1.854584-2309513893
Image Credit: Gulf News archive

The crisis unleashed by anti-corruption protests targeting India's graft-tainted government offers many lessons for Pakistan. While public rallies in India have lifted the credentials of the 74-year-old veteran campaigner, Anna Hazare, Pakistanis have watched the situation across the border with much interest.

Pakistan is no stranger to corruption in high places. Scandal after scandal involving senior politicians, high-ranking officials and other prominent individuals have become public, underlining the nature of the beast. While there have been high-profile arrests in the past, Pakistan tragically has a poor history when it comes to successful prosecution and sentencing.

Across the country, however, there is widespread popular lament over graft being more than just a mere fact of life. Calls for a revolution come frequently from ordinary Pakistanis, notably those who consider themselves disempowered and marginalised.

In recent days, TV coverage in Pakistan of the anti-graft campaign in India appears to have vividly illustrated the way that events in Delhi have struck a chord across the border. For long, Pakistanis have waited for a messiah but to no avail. Today, the yearning for such a deliverer from corruption appears to be much stronger than ever before.

To make matters worse for the country, Pakistan's ruling class appears to show no signs of responding to the challenge posed by corruption in high places. Unlike India where a veteran campaigner in his 70s has become the lightning rod for popular opinion and has inspired the public at large to take the cue from him, there is no similar individual who has become a comparable figure in Pakistan.

But like India, Pakistan's ruling politicians including members of the country's parliament have seldom considered corruption an important enough issue to be vigorously discussed and debated in parliament. Ironically, for a country where politicians are keen to note the importance of strengthening the evolving democratic framework, it is important to recognise the equal if not greater significance of aggressively battling corruption.

Politicians in Pakistan appear to give no heed to corruption as an issue of vital significance. But what is even more disturbing is indeed the fact that questions raised on the conduct of politicians in relation to impropriety are quickly shoved under the carpet as if they were an attack on democratic values.

In this background, the time has now come for Pakistan to recognise the overwhelming significance of fighting corruption, not just for the country's overall well-being but also for its ability to sustain its still young democratic order.

Abject poverty

If Pakistan continues to become an even more tainted country where values related to clean governance remain subservient to so-called discussions on democracy and civilian rule, sustaining the latter may remain an uphill task. While reverting to military rule as has been the case in Pakistan's history may not be an option, it can be stated with a significant degree of certainty that chaos will increasingly become a fact of life going forward.

The popular yearning for an end to corruption coincides with what appear to be difficult economic times for Pakistan. The country's elite have neglected the poorest of the poor for too long.

At least a third of Pakistan's population, or by some accounts even a higher proportion, continues to live below the poverty line. This essentially means that a large segment of the country's population, which on its own may be larger than the entire population of many countries, lives in extreme and abject poverty, facing conditions that can simply not be imagined by the ruling elite.

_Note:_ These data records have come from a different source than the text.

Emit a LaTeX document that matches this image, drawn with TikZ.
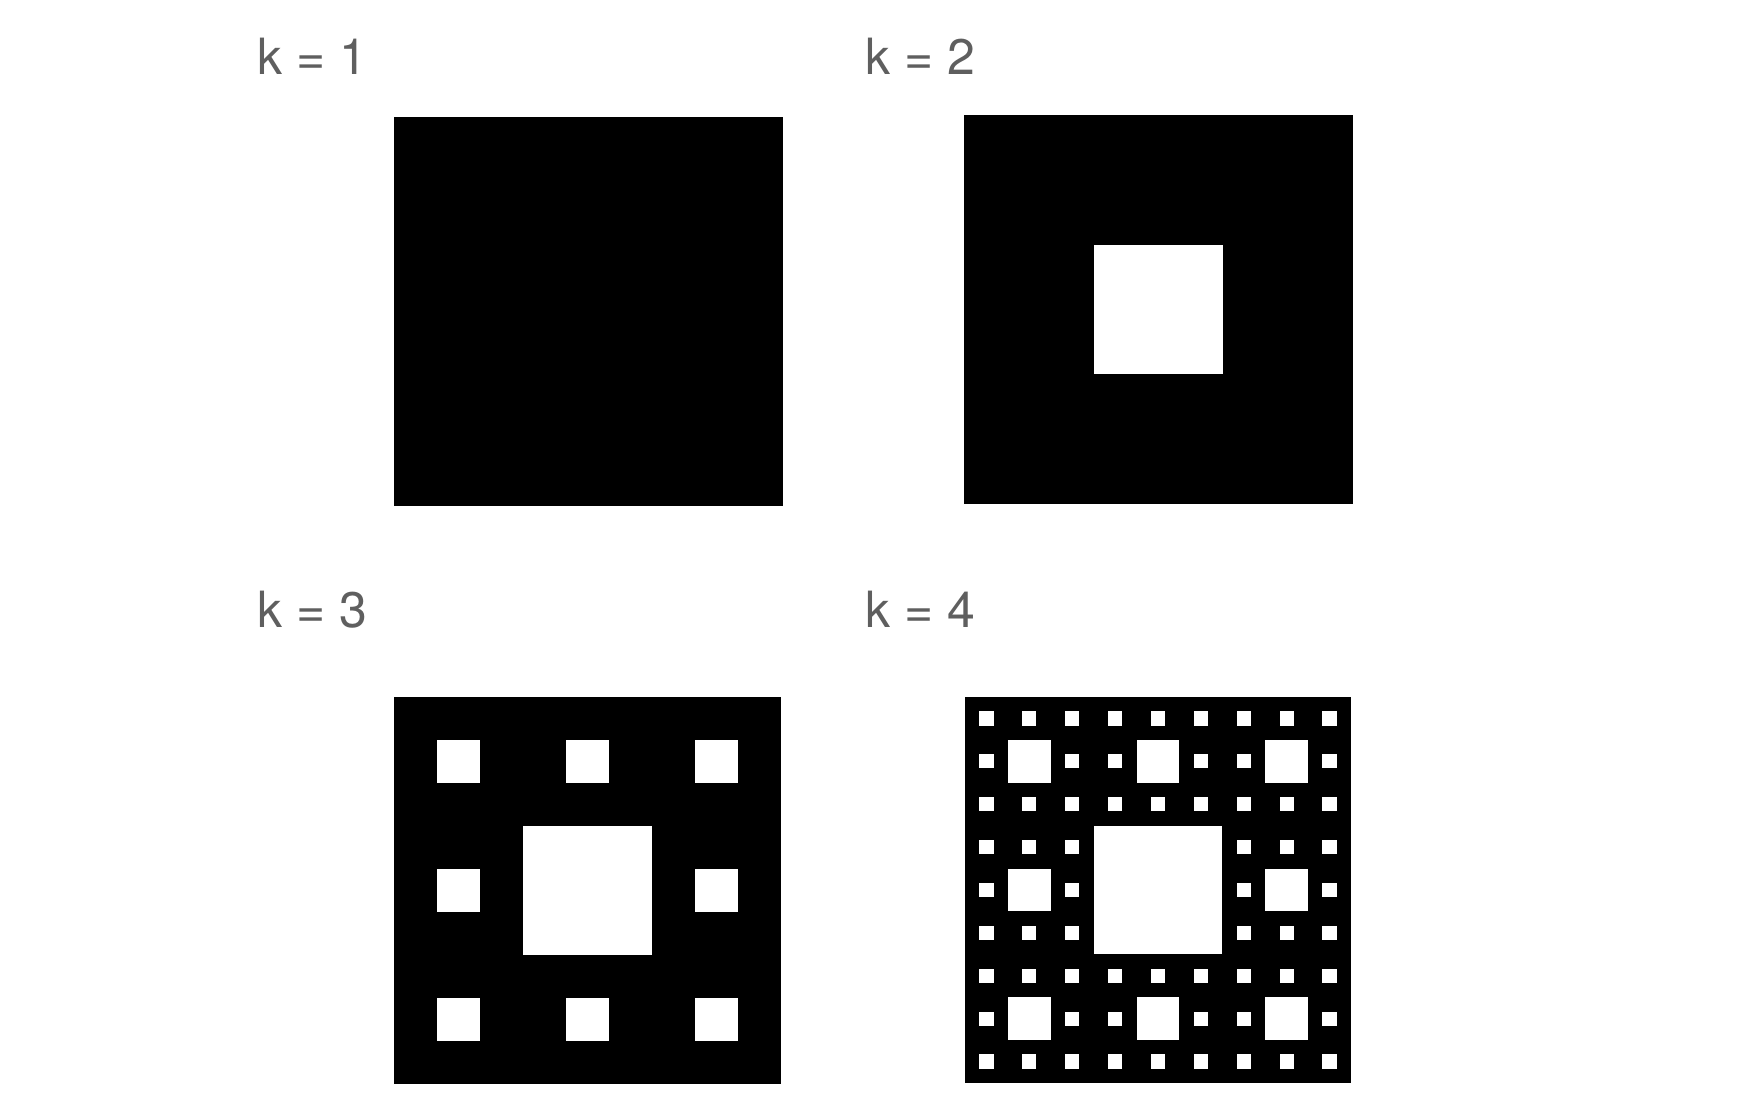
\documentclass[tikz,border=0pt]{standalone}
\usepackage{fontspec}
\setmainfont{TeX Gyre Heros}
\usepackage{xcolor}
\usepackage{tikz}
\usetikzlibrary{positioning}

\definecolor{labgray}{RGB}{95,95,95}

% carpet: top-left x, top-left y, side, levels of holes
\newcommand{\carpet}[4]{%
  \fill[black] (#1,#2) rectangle ++(#3,#3);
  \ifnum#4>0
  \foreach \l in {1,...,#4} {
    \pgfmathtruncatemacro{\n}{3^(\l-1)-1}
    \pgfmathsetmacro{\h}{#3/3^\l}
    \foreach \i in {0,...,\n} \foreach \j in {0,...,\n}
      \fill[white] ({#1+(3*\i+1)*\h},{#2+(3*\j+1)*\h}) rectangle ++(\h,\h);
  }
  \fi
}

\begin{document}
\begin{tikzpicture}[x=0.01cm,y=-0.01cm,
  lb/.style={anchor=base west,inner sep=0pt,text=labgray,
    font=\fontsize{14.2pt}{17pt}\selectfont}
]
\useasboundingbox (0,0) rectangle (1744,1104);
% ---- top row ----
\node[lb] (lab1) at (257,75) {k = 1};
\carpet{394}{117}{389}{0}
\node[lb] (lab2) at (865,75) {k = 2};
\carpet{964}{115}{389}{1}
% ---- bottom row ----
\node[lb] (lab3) at (257,628) {k = 3};
\carpet{394}{697}{387}{2}
\node[lb] (lab4) at (865,628) {k = 4};
\carpet{965}{697}{386}{3}
\end{tikzpicture}
\end{document}
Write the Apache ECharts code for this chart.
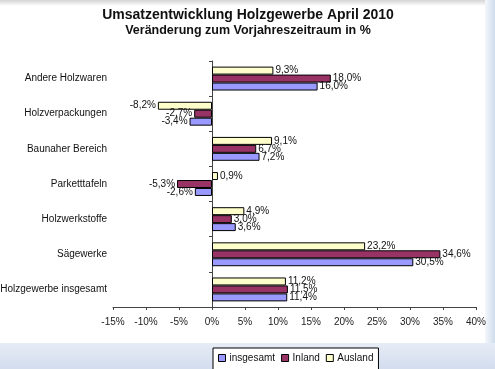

The missing element for now may indeed be that Pakistan has yet to discover a prominent individual like India's Hazare who becomes the hope for the country's downtrodden and those in need. Given the desperation felt by many Pakistanis, it is possible that such an individual may be found sooner or later, who then leads calls for a long-overdue change.

The consequences of such an eventuality may be difficult to comprehend at the moment. But given the popular yearning for an abrupt change, it is more than likely that such a change could be tumultuous and even possibly bloody. The easier option for Pakistan's complacency-driven ruling elite which they are unlikely to embrace going by past precedent, is simply that of learning a lesson from events across the border. The ‘Hazare factor' in India's landscape is a breath of fresh air. 

Farhan Bokhari is a Pakistan-based commentator who writes on political and economic matters.